Living the Dream
You could call it our dream house – in many ways it is. Now months after moving in, we still wake up almost every day exclaiming how grateful and happy we are to be here. We love its urban energy, the constant flow of pedestrians walking by in front, the kids from across the alley giving our basketball hoop use in the back, the chatter over the fence sometimes in languages we don’t understand and the many neighborly greetings in words and gestures that we do understand.
To be sure, it’s not that we moved onto Easy Street. The house we bought last winter had a hole cut in the bedroom ceiling and a steady flow of water dripping into a bucket below, right where we’d hoped our bed would go. Today, leak and ceiling long patched, an ever growing list of other repairs awaits our limited time and budget, making us keenly aware that the dream house we live in is, and always will be, a work in progress. As is our neighborhood, our city, our nation, our world.

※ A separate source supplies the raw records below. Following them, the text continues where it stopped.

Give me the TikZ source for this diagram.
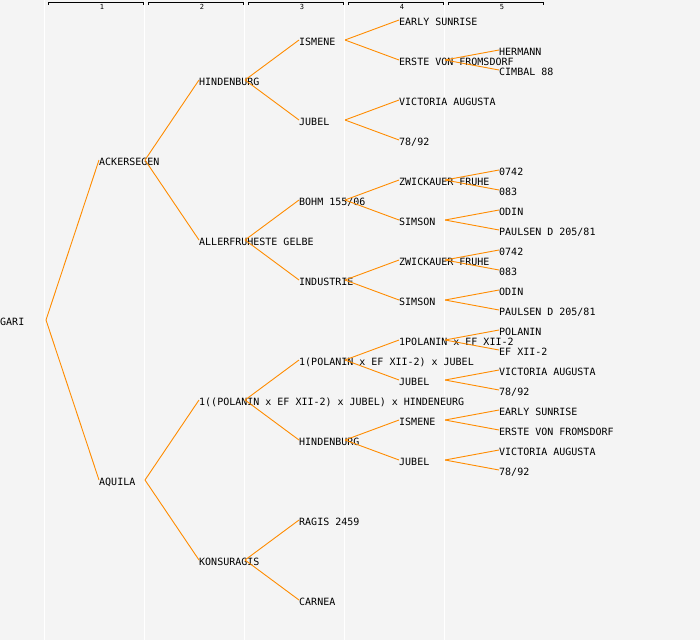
\documentclass[tikz,border=0pt]{standalone}
\usepackage{fontspec}
\setmonofont{DejaVu Sans Mono}
\usepackage{tikz}
\definecolor{pedline}{RGB}{255,140,0}
\definecolor{pedbg}{RGB}{244,244,244}

\begin{document}
\begin{tikzpicture}[x=1pt, y=-1pt,
	horse/.style={anchor=west, inner sep=0pt, text height=11pt, text depth=0pt, font=\ttfamily\fontsize{10}{12}\selectfont},
	link/.style={draw=pedline, line width=0.9pt},
	colnum/.style={inner sep=0pt, font=\ttfamily\fontsize{7}{7}\selectfont},
	bracket/.style={draw=black, line width=0.9pt},
	sep/.style={draw=white, line width=1.2pt}]
\fill[pedbg] (0,0) rectangle (700,640);
\useasboundingbox (0,0) rectangle (700,640);

% generation columns
\foreach \k in {0,...,4}
	\draw[sep] ({44.5+100*\k},0) -- ++(0,640);
\foreach \k in {1,...,5} {
	\draw[bracket] ({100*\k-52},4.5) |- ({100*\k+43},2) -- ({100*\k+43},4.5);
	\node[colnum] (h\k) at ({100*\k+2},6.5) {\k};
}

% horse
\node[horse] (g) at (0,320) {GARI};
% generation 1
\node[horse] (g1) at (99,160) {ACKERSEGEN};
\node[horse] (g2) at (99,480) {AQUILA};
% generation 2
\node[horse] (g11) at (199,80) {HINDENBURG};
\node[horse] (g12) at (199,240) {ALLERFRUHESTE GELBE};
\node[horse] (g21) at (199,400) {1((POLANIN x EF XII-2) x JUBEL) x HINDENEURG};
\node[horse] (g22) at (199,560) {KONSURAGIS};
% generation 3
\node[horse] (g111) at (299,40) {ISMENE};
\node[horse] (g112) at (299,120) {JUBEL};
\node[horse] (g121) at (299,200) {BOHM 155/06};
\node[horse] (g122) at (299,280) {INDUSTRIE};
\node[horse] (g211) at (299,360) {1(POLANIN x EF XII-2) x JUBEL};
\node[horse] (g212) at (299,440) {HINDENBURG};
\node[horse] (g221) at (299,520) {RAGIS 2459};
\node[horse] (g222) at (299,600) {CARNEA};
% generation 4
\node[horse] (g1111) at (399,20) {EARLY SUNRISE};
\node[horse] (g1112) at (399,60) {ERSTE VON FROMSDORF};
\node[horse] (g1121) at (399,100) {VICTORIA AUGUSTA};
\node[horse] (g1122) at (399,140) {78/92};
\node[horse] (g1211) at (399,180) {ZWICKAUER FRUHE};
\node[horse] (g1212) at (399,220) {SIMSON};
\node[horse] (g1221) at (399,260) {ZWICKAUER FRUHE};
\node[horse] (g1222) at (399,300) {SIMSON};
\node[horse] (g2111) at (399,340) {1POLANIN x EF XII-2};
\node[horse] (g2112) at (399,380) {JUBEL};
\node[horse] (g2121) at (399,420) {ISMENE};
\node[horse] (g2122) at (399,460) {JUBEL};
% generation 5
\node[horse] (g11121) at (499,50) {HERMANN};
\node[horse] (g11122) at (499,70) {CIMBAL 88};
\node[horse] (g12111) at (499,170) {0742};
\node[horse] (g12112) at (499,190) {083};
\node[horse] (g12121) at (499,210) {ODIN};
\node[horse] (g12122) at (499,230) {PAULSEN D 205/81};
\node[horse] (g12211) at (499,250) {0742};
\node[horse] (g12212) at (499,270) {083};
\node[horse] (g12221) at (499,290) {ODIN};
\node[horse] (g12222) at (499,310) {PAULSEN D 205/81};
\node[horse] (g21111) at (499,330) {POLANIN};
\node[horse] (g21112) at (499,350) {EF XII-2};
\node[horse] (g21121) at (499,370) {VICTORIA AUGUSTA};
\node[horse] (g21122) at (499,390) {78/92};
\node[horse] (g21211) at (499,410) {EARLY SUNRISE};
\node[horse] (g21212) at (499,430) {ERSTE VON FROMSDORF};
\node[horse] (g21221) at (499,450) {VICTORIA AUGUSTA};
\node[horse] (g21222) at (499,470) {78/92};

% parent -> sire/dam
\foreach \p/\c in {g/g1, g/g2,
	g1/g11, g1/g12, g2/g21, g2/g22,
	g11/g111, g11/g112, g12/g121, g12/g122, g21/g211, g21/g212, g22/g221, g22/g222,
	g111/g1111, g111/g1112, g112/g1121, g112/g1122, g121/g1211, g121/g1212,
	g122/g1221, g122/g1222, g211/g2111, g211/g2112, g212/g2121, g212/g2122,
	g1112/g11121, g1112/g11122, g1211/g12111, g1211/g12112, g1212/g12121, g1212/g12122,
	g1221/g12211, g1221/g12212, g1222/g12221, g1222/g12222, g2111/g21111, g2111/g21112,
	g2112/g21121, g2112/g21122, g2121/g21211, g2121/g21212, g2122/g21221, g2122/g21222}
	\draw[link] ([xshift=46pt]\p.west) -- (\c.west);
\end{tikzpicture}
\end{document}
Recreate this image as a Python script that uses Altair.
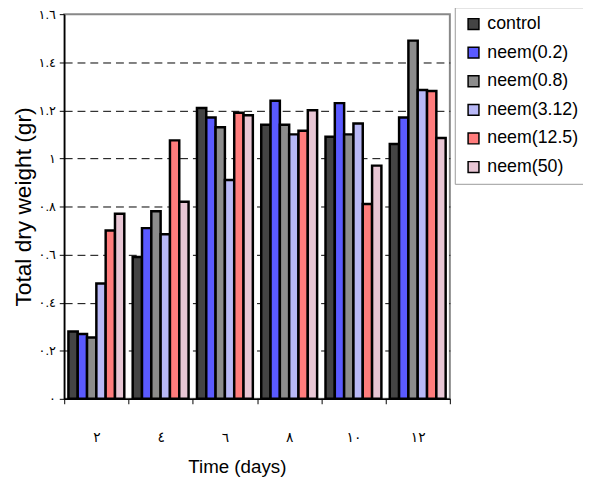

I used to think the phrase “Living the dream,” marked an arrival, a landing in circumstances where goals had been reached and longings were satisfied. But neither our beloved new home with its endless need of patching, nor the state of the world in our troubled times, suggests that dreams can be achieved with such finality. How can any of us be living the dream today, when our world is tragically unraveling into a chaos that seems to deepen daily?
I wonder: What is the role of dreams in a time like this? What do we do with our longings in such chaos? Is it still possible to live them?
I am coming to believe it is imperative that we do. That we inhabit our dreams. That we listen to our longings, especially when things are falling apart; wear them boldly as we march and work for justice. That we practice the compassion we are calling for – even with our opponents. That we do whatever we can to build the world we want by living in it now, wherever and however we can, making it real as we go.
This is the inspiring message of adrienne maree brown’s book, emergent strategy, in which she makes a compelling case for practicing the love and justice we seek in our movements for change. “At the human scale,” brown writes, “in order to create a world that works for more people, for more life, we have to collaborate on the process of dreaming and visioning and implementing that world.” This is the work and the challenge of “transformative justice.”
“What we are all really asking,” she says, “is how do we, who know the world needs to change, begin to practice being different? How do we have to be for justice to truly be transformative?”
If we redefine “living the dream” in this way, are you living it today? What does it look like when you are? Or, if you’re not, what might it look like if you imagine living it tomorrow? What would it be like for all of us, who know the world needs to change, to wake up each day in our broken world so in need of patient and persistent patching and to love it enough to feel grateful to be here. To really belong to our longings, repairing ourselves and our relationships as we do, living out the dream of transformative justice one repair, one day at a time?
If you wish to gather with others exploring this theme, consider attending a weekend retreat I’m leading in October, “Belonging to Our Longings.” This is a seeker’s writing retreat — for writers and non writers alike. We’ll use guided writing, conversation, gentle movement, and other playful and contemplative practices, discovering the transformative power of belonging to our longings in troubled times.
Or to write about it now, think about some moment in the past week, when you have experienced a connection with someone that gave you hope and stirred your gratitude. Imagine nurturing that sense of connection with others. Think of one relationship or situation where you could start, and write about that, beginning with the prompt “With a little practice and repair ….” And follow wherever it leads.